* begin DATA PROVIDED *
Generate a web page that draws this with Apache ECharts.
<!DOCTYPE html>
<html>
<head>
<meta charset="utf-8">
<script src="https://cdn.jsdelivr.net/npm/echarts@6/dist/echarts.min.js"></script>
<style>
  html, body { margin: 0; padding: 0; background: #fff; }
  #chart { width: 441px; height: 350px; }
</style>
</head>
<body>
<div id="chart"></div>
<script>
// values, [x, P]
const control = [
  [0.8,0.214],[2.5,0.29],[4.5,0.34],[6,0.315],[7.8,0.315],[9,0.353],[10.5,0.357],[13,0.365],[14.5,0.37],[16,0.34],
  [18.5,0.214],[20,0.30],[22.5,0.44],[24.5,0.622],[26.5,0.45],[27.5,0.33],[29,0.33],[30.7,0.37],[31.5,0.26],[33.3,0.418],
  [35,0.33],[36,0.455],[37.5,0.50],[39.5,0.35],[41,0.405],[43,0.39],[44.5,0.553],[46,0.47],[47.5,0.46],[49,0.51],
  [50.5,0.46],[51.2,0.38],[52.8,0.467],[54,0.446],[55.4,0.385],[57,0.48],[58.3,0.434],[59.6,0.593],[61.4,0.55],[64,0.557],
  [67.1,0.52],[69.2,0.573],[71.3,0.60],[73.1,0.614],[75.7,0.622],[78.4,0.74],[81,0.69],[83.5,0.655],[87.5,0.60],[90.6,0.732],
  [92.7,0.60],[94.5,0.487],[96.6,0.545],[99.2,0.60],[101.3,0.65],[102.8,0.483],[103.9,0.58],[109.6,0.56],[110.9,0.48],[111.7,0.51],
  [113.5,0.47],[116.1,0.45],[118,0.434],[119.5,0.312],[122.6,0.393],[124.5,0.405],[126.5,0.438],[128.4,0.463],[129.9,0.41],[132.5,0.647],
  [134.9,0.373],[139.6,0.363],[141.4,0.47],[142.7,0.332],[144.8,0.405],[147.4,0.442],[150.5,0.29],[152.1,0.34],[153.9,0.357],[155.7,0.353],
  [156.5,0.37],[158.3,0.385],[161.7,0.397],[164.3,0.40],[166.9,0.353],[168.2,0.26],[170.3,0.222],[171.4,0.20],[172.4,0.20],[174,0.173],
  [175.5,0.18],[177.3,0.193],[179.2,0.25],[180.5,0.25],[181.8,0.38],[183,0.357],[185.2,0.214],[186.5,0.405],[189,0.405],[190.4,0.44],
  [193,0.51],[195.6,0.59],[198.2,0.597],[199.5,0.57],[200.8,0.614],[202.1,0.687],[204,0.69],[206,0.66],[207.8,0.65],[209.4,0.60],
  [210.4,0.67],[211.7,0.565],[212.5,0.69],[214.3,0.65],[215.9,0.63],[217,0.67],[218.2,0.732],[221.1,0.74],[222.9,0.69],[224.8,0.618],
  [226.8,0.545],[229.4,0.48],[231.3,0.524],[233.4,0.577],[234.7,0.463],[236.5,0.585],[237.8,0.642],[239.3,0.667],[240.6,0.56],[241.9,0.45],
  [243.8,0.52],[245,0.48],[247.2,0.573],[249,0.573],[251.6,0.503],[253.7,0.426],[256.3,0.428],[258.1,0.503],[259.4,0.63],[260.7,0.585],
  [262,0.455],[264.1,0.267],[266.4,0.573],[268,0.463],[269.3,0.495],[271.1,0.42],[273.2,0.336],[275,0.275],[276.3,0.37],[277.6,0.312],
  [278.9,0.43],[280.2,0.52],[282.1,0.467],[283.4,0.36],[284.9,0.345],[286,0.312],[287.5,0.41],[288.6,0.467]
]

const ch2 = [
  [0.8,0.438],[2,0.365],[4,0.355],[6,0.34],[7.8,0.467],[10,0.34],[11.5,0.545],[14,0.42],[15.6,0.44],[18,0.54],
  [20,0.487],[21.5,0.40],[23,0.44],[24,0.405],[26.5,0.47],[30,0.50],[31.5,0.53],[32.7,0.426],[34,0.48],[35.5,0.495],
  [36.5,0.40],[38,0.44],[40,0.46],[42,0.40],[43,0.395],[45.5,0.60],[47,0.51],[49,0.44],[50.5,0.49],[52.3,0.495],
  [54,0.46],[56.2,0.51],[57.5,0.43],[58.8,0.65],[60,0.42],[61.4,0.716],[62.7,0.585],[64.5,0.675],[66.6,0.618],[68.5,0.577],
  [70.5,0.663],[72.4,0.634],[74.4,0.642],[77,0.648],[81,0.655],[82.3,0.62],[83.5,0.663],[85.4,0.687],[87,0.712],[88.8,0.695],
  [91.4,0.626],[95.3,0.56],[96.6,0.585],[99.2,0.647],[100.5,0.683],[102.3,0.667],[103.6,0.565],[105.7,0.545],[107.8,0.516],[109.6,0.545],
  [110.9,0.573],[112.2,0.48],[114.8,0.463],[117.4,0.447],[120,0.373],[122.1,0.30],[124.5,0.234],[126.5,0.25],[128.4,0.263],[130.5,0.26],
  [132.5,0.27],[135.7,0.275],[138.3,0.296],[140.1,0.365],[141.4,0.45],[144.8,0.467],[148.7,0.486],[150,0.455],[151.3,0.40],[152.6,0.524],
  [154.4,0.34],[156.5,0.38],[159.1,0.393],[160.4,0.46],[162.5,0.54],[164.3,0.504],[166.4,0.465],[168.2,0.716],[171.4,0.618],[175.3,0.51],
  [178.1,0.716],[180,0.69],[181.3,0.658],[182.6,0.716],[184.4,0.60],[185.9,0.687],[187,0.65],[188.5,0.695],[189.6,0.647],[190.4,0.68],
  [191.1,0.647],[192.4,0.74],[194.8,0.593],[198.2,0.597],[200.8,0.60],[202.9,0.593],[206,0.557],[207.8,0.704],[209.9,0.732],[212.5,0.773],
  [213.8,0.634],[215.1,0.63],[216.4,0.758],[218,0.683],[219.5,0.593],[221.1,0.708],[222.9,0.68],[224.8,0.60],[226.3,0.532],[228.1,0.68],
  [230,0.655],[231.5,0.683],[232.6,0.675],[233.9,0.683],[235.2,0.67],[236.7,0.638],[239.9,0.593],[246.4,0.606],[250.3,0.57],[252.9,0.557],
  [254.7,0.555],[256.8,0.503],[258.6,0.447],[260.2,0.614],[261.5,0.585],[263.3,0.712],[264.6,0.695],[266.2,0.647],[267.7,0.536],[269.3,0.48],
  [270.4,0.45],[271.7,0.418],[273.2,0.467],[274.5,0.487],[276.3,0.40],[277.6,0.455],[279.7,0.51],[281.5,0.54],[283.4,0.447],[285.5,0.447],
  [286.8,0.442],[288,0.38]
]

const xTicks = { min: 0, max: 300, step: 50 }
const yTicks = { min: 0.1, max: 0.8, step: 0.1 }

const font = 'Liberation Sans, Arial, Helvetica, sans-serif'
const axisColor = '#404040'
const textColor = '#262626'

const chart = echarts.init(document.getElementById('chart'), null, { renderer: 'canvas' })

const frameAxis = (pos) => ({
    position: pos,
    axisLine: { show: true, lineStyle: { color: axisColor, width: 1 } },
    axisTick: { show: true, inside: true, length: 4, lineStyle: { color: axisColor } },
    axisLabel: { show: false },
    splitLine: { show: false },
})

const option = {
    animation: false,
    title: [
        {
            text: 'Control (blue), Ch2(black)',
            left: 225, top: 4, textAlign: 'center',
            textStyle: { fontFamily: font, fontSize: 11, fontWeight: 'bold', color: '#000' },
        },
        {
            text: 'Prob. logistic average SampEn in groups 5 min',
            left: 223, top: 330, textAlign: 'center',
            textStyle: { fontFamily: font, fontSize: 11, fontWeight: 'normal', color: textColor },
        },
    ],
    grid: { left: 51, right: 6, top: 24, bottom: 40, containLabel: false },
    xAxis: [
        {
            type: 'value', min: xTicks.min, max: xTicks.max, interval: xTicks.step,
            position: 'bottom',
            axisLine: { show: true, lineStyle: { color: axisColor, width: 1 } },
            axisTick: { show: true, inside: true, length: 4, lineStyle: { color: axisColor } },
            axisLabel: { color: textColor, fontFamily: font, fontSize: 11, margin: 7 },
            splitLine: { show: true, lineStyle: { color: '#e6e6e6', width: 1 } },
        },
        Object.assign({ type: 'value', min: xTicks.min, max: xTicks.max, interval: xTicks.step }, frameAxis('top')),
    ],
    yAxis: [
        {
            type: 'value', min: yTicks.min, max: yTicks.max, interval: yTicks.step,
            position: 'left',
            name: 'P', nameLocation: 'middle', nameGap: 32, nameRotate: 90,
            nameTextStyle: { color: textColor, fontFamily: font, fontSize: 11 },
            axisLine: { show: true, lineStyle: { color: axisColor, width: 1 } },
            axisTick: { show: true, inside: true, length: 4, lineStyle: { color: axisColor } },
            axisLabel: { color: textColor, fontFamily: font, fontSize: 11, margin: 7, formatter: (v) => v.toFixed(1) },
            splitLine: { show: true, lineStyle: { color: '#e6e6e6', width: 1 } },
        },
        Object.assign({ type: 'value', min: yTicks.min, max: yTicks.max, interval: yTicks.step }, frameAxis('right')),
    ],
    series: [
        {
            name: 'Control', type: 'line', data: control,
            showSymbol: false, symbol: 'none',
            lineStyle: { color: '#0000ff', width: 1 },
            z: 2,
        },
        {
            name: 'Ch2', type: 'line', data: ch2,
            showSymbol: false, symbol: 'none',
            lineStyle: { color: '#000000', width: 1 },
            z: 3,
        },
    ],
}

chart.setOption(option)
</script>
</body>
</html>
* end DATA PROVIDED *
* begin DATA PROVIDED *
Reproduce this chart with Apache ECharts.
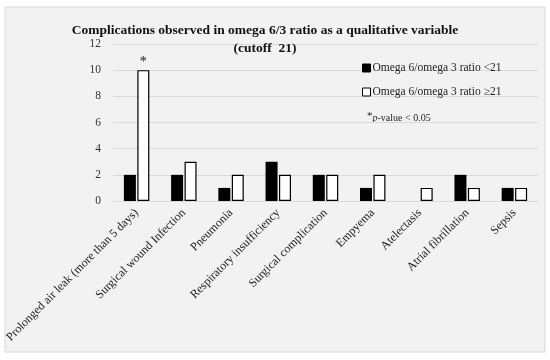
* end DATA PROVIDED *
* [AIM OF THE EXERCISE]:
Report the count of lines in the entries that contain the string "Apache", and nothing besides it.

* [RESULT OF THIS TASK]:
2